Manufacturing Career and Legacy

As a young man, Chace worked as a carpenter for Samuel Slater, who established of the first successful textile mill in the Americas at Pawtucket, Rhode Island in 1793. In 1806 Chace eventually started his own textile mill in Swansea, Massachusetts and then the Troy Cotton & Woolen Manufactory in 1813 in Fall River, Massachusetts and the Pocasset Manufacturing Company in 1821, also at Fall River. He later acquired and reorganized the Valley Falls Company in Valley Falls, Rhode Island in 1839.

The Valley Falls Company would eventually acquire the Albion Mills, Tar-Kiln Factory in Burrillville, Manville Mills in Rhode Island, and Moodus Cotton Factory in Connecticut.

Oliver Chace's sons would also be involved in the textile industry of Fall River, Massachusetts and Valley Falls, Rhode Island, as well as other locations in the area.

He was also the father-in-law of Elizabeth Buffum Chace, a noted 19th century activist in the Anti-Slavery, Women's Rights, and Prison Reform Movements.

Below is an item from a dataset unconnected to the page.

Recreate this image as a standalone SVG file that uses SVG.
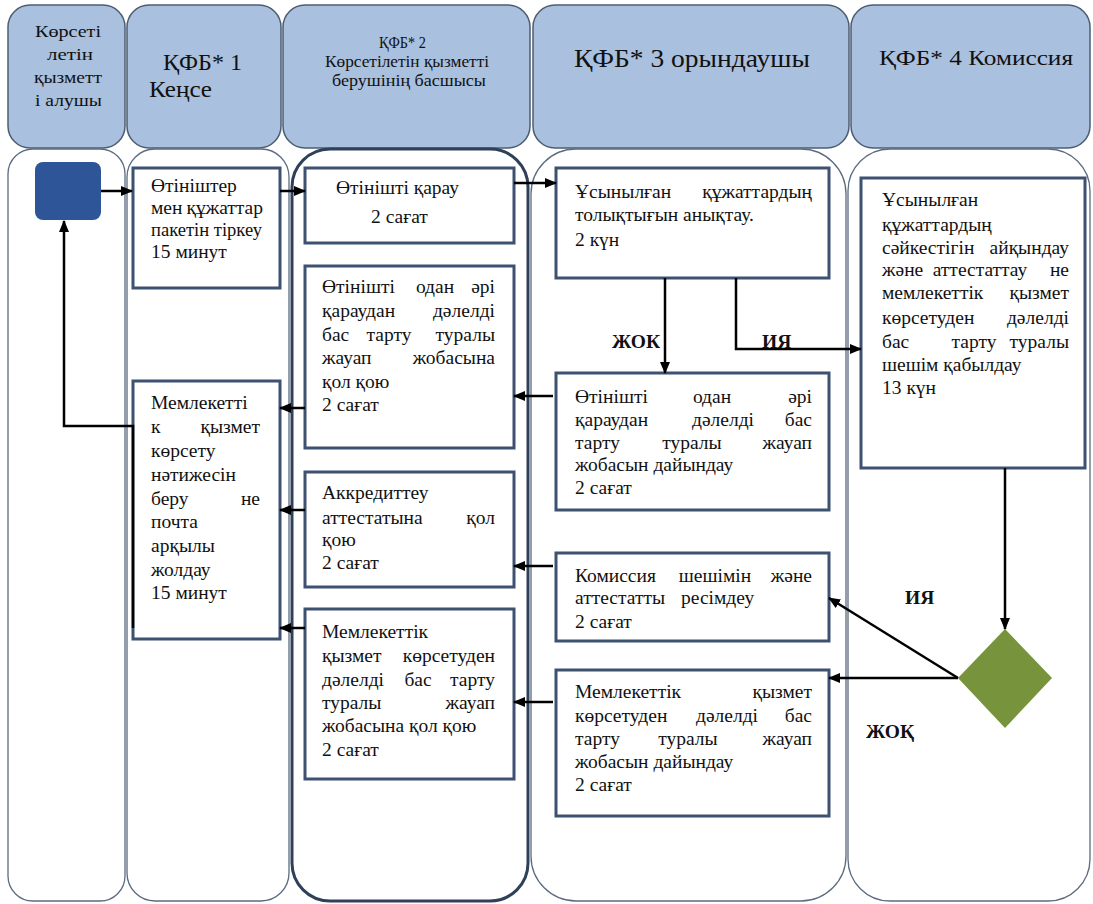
<svg xmlns="http://www.w3.org/2000/svg" width="1093" height="904" viewBox="0 0 1093 904" font-family="'Liberation Serif', 'DejaVu Serif', serif">
<defs>
<style>
.t{font-family:'Liberation Serif','DejaVu Serif',serif;font-size:19.5px;fill:#111}
.e{text-anchor:end}
.m{text-anchor:middle}
.b{font-weight:bold}
.hdr{fill:#a9c0de;stroke:#4d5d72;stroke-width:1.5}
.lane{fill:#fff;stroke:#5b6b80;stroke-width:1.3}
.lane3{fill:#fff;stroke:#2f4059;stroke-width:3}
.box{fill:#fff;stroke:#3d5170;stroke-width:3}
.c{fill:none;stroke:#000;stroke-width:2.5;marker-end:url(#ah)}
</style>
<marker id="ah" markerWidth="12" markerHeight="12" refX="11" refY="6" orient="auto" markerUnits="userSpaceOnUse"><path d="M0,1 L12,6 L0,11 z" fill="#000"/></marker>
</defs>

<g id="headers">
<rect class="hdr" x="8" y="5" width="117" height="143" rx="22"/>
<rect class="hdr" x="127" y="5" width="154" height="143" rx="22"/>
<rect class="hdr" x="283" y="5" width="247" height="143" rx="22"/>
<rect class="hdr" x="533" y="5" width="316" height="143" rx="22"/>
<rect class="hdr" x="851" y="5" width="239" height="143" rx="22"/>
<text class="t" x="35" y="37" style="font-size:17px" textLength="66" lengthAdjust="spacingAndGlyphs">Көрсеті</text>
<text class="t" x="47" y="60" style="font-size:17px" textLength="46" lengthAdjust="spacingAndGlyphs">летін</text>
<text class="t" x="34" y="83" style="font-size:17px" textLength="68" lengthAdjust="spacingAndGlyphs">қызметт</text>
<text class="t" x="35" y="106" style="font-size:17px" textLength="67" lengthAdjust="spacingAndGlyphs">і алушы</text>
<text class="t" x="163" y="70" style="font-size:24px" textLength="79" lengthAdjust="spacingAndGlyphs">ҚФБ* 1</text>
<text class="t" x="149" y="97" style="font-size:24px" textLength="63" lengthAdjust="spacingAndGlyphs">Кеңсе</text>
<text class="t" x="379" y="48" style="font-size:16px" textLength="47" lengthAdjust="spacingAndGlyphs">ҚФБ* 2</text>
<text class="t" x="325" y="67" style="font-size:16px" textLength="164" lengthAdjust="spacingAndGlyphs">Көрсетілетін қызметті</text>
<text class="t" x="332" y="86" style="font-size:16px" textLength="154" lengthAdjust="spacingAndGlyphs">берушінің басшысы</text>
<text class="t" x="574" y="67" style="font-size:26px" textLength="236" lengthAdjust="spacingAndGlyphs">ҚФБ* 3 орындаушы</text>
<text class="t" x="879" y="65" style="font-size:22px" textLength="194" lengthAdjust="spacingAndGlyphs">ҚФБ* 4 Комиссия</text>
</g>

<g id="lanes">
<rect class="lane" x="8" y="149" width="117" height="752" rx="25"/>
<rect class="lane" x="127" y="149" width="162" height="752" rx="28"/>
<rect class="lane3" x="292" y="149" width="236" height="752" rx="38"/>
<rect class="lane" x="531" y="149" width="315" height="752" rx="45"/>
<rect class="lane" x="848" y="149" width="242" height="752" rx="42"/>
</g>

<g id="start"><rect x="35" y="162" width="66" height="58" rx="8" fill="#2e5597"/></g>

<g id="n1">
<rect class="box" x="133" y="168" width="147" height="120"/>
<text class="t" x="151" y="192">Өтініштер</text>
<text class="t" x="151" y="214">мен</text><text class="t e" x="263" y="214">құжаттар</text>
<text class="t" x="151" y="236" textLength="111" lengthAdjust="spacingAndGlyphs">пакетін тіркеу</text>
<text class="t" x="151" y="258">15 минут</text>
</g>

<g id="n2">
<rect class="box" x="305" y="168" width="209" height="75"/>
<text class="t" x="336" y="194">Өтінішті қарау</text>
<text class="t" x="371" y="223">2 сағат</text>
</g>

<g id="n3">
<rect class="box" x="305" y="266" width="209" height="182"/>
<text class="t" x="322" y="293">Өтінішті</text><text class="t m" x="435" y="293">одан</text><text class="t e" x="495" y="293">әрі</text>
<text class="t" x="322" y="317">қараудан</text><text class="t e" x="495" y="317">дәлелді</text>
<text class="t" x="322" y="341">бас</text><text class="t m" x="389" y="341">тарту</text><text class="t e" x="495" y="341">туралы</text>
<text class="t" x="322" y="364">жауап</text><text class="t e" x="495" y="364">жобасына</text>
<text class="t" x="322" y="388">қол қою</text>
<text class="t" x="322" y="411">2 сағат</text>
</g>

<g id="n4">
<rect class="box" x="133" y="381" width="147" height="258"/>
<text class="t" x="151" y="409">Мемлекетті</text>
<text class="t" x="151" y="433">к</text><text class="t e" x="260" y="433">қызмет</text>
<text class="t" x="151" y="457">көрсету</text>
<text class="t" x="151" y="481">нәтижесін</text>
<text class="t" x="151" y="505">беру</text><text class="t e" x="260" y="505">не</text>
<text class="t" x="151" y="528">почта</text>
<text class="t" x="151" y="552">арқылы</text>
<text class="t" x="151" y="576">жолдау</text>
<text class="t" x="151" y="599">15 минут</text>
</g>

<g id="n5">
<rect class="box" x="305" y="472" width="209" height="115"/>
<text class="t" x="322" y="499">Аккредиттеу</text>
<text class="t" x="322" y="524">аттестатына</text><text class="t e" x="495" y="524">қол</text>
<text class="t" x="322" y="546">қою</text>
<text class="t" x="322" y="569">2 сағат</text>
</g>

<g id="n6">
<rect class="box" x="305" y="609" width="209" height="170"/>
<text class="t" x="322" y="638">Мемлекеттік</text>
<text class="t" x="322" y="662">қызмет</text><text class="t e" x="495" y="662">көрсетуден</text>
<text class="t" x="322" y="686">дәлелді</text><text class="t m" x="418" y="686">бас</text><text class="t e" x="495" y="686">тарту</text>
<text class="t" x="322" y="709">туралы</text><text class="t e" x="495" y="709">жауап</text>
<text class="t" x="322" y="732">жобасына қол қою</text>
<text class="t" x="322" y="756">2 сағат</text>
</g>

<g id="n7">
<rect class="box" x="556" y="168" width="273" height="110"/>
<text class="t" x="575" y="198">Ұсынылған</text><text class="t e" x="812" y="198">құжаттардың</text>
<text class="t" x="575" y="221">толықтығын анықтау.</text>
<text class="t" x="575" y="246">2 күн</text>
</g>

<g id="n8">
<rect class="box" x="861" y="178" width="224" height="290"/>
<text class="t" x="882" y="206">Ұсынылған</text>
<text class="t" x="882" y="231">құжаттардың</text>
<text class="t" x="882" y="254">сәйкестігін</text><text class="t e" x="1069" y="254">айқындау</text>
<text class="t" x="882" y="276">және</text><text class="t m" x="980" y="276">аттестаттау</text><text class="t e" x="1069" y="276">не</text>
<text class="t" x="882" y="299">мемлекеттік</text><text class="t e" x="1069" y="299">қызмет</text>
<text class="t" x="882" y="324">көрсетуден</text><text class="t e" x="1069" y="324">дәлелді</text>
<text class="t" x="882" y="348">бас</text><text class="t m" x="974" y="348">тарту</text><text class="t e" x="1069" y="348">туралы</text>
<text class="t" x="882" y="371">шешім қабылдау</text>
<text class="t" x="882" y="394">13 күн</text>
</g>

<g id="n9">
<rect class="box" x="556" y="373" width="273" height="137"/>
<text class="t" x="575" y="403">Өтінішті</text><text class="t m" x="712" y="403">одан</text><text class="t e" x="812" y="403">әрі</text>
<text class="t" x="575" y="426">қараудан</text><text class="t m" x="723" y="426">дәлелді</text><text class="t e" x="812" y="426">бас</text>
<text class="t" x="575" y="449">тарту</text><text class="t m" x="692" y="449">туралы</text><text class="t e" x="812" y="449">жауап</text>
<text class="t" x="575" y="471">жобасын дайындау</text>
<text class="t" x="575" y="494">2 сағат</text>
</g>

<g id="n10">
<rect class="box" x="556" y="553" width="273" height="88"/>
<text class="t" x="575" y="582">Комиссия</text><text class="t m" x="715" y="582">шешімін</text><text class="t e" x="812" y="582">және</text>
<text class="t" x="575" y="604">аттестатты</text><text class="t" x="681" y="604">ресімдеу</text>
<text class="t" x="575" y="628">2 сағат</text>
</g>

<g id="n11">
<rect class="box" x="556" y="670" width="273" height="146"/>
<text class="t" x="575" y="698">Мемлекеттік</text><text class="t e" x="812" y="698">қызмет</text>
<text class="t" x="575" y="722">көрсетуден</text><text class="t m" x="727" y="722">дәлелді</text><text class="t e" x="812" y="722">бас</text>
<text class="t" x="575" y="745">тарту</text><text class="t m" x="688" y="745">туралы</text><text class="t e" x="812" y="745">жауап</text>
<text class="t" x="575" y="768">жобасын дайындау</text>
<text class="t" x="575" y="791">2 сағат</text>
</g>

<g id="decision"><polygon points="1005,629 1052,678 1005,728 958,678" fill="#77933c"/></g>

<g id="connectors">
<path class="c" d="M101,191 H132"/>
<path class="c" d="M280,191 H305"/>
<path class="c" d="M514,183 H556"/>
<path class="c" d="M665,278 V373"/>
<path class="c" d="M736,278 V349 H861"/>
<path class="c" d="M553,396 H514"/>
<path class="c" d="M305,408 H280"/>
<path class="c" d="M305,510 H280"/>
<path class="c" d="M305,628 H280"/>
<path class="c" d="M553,566 H514"/>
<path class="c" d="M553,702 H514"/>
<path class="c" d="M1005,468 V629"/>
<path class="c" d="M958,678 L829,598"/>
<path class="c" d="M958,678 H829"/>
<path class="c" d="M133,628 V426 H64 V221"/>
<text class="t b" x="612" y="348">ЖОК</text>
<text class="t b" x="762" y="348">ИЯ</text>
<text class="t b" x="905" y="604">ИЯ</text>
<text class="t b" x="866" y="738">ЖОҚ</text>
</g>
</svg>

Oliver Chace died in on May 21, 1852 and was buried in the Old Quaker Burial Ground in Providence on Olive Street. In 1929, the Valley Falls Company, and others would combine with the Berkshire Manufacturing Company of Adams, Massachusetts to become Berkshire Fine Spinning Associates. In 1955, Berkshire Fine Spinning Associates would merge with Hathaway Manufacturing Company of New Bedford, Massachusetts to become Berkshire Hathaway, the company acquired by investor Warren Buffett in 1965.

Oliver Chace's great-great-great-grandson, Malcom Greene Chace III, remained a director of Berkshire Hathaway until 2007, when he was replaced by Susan Decker.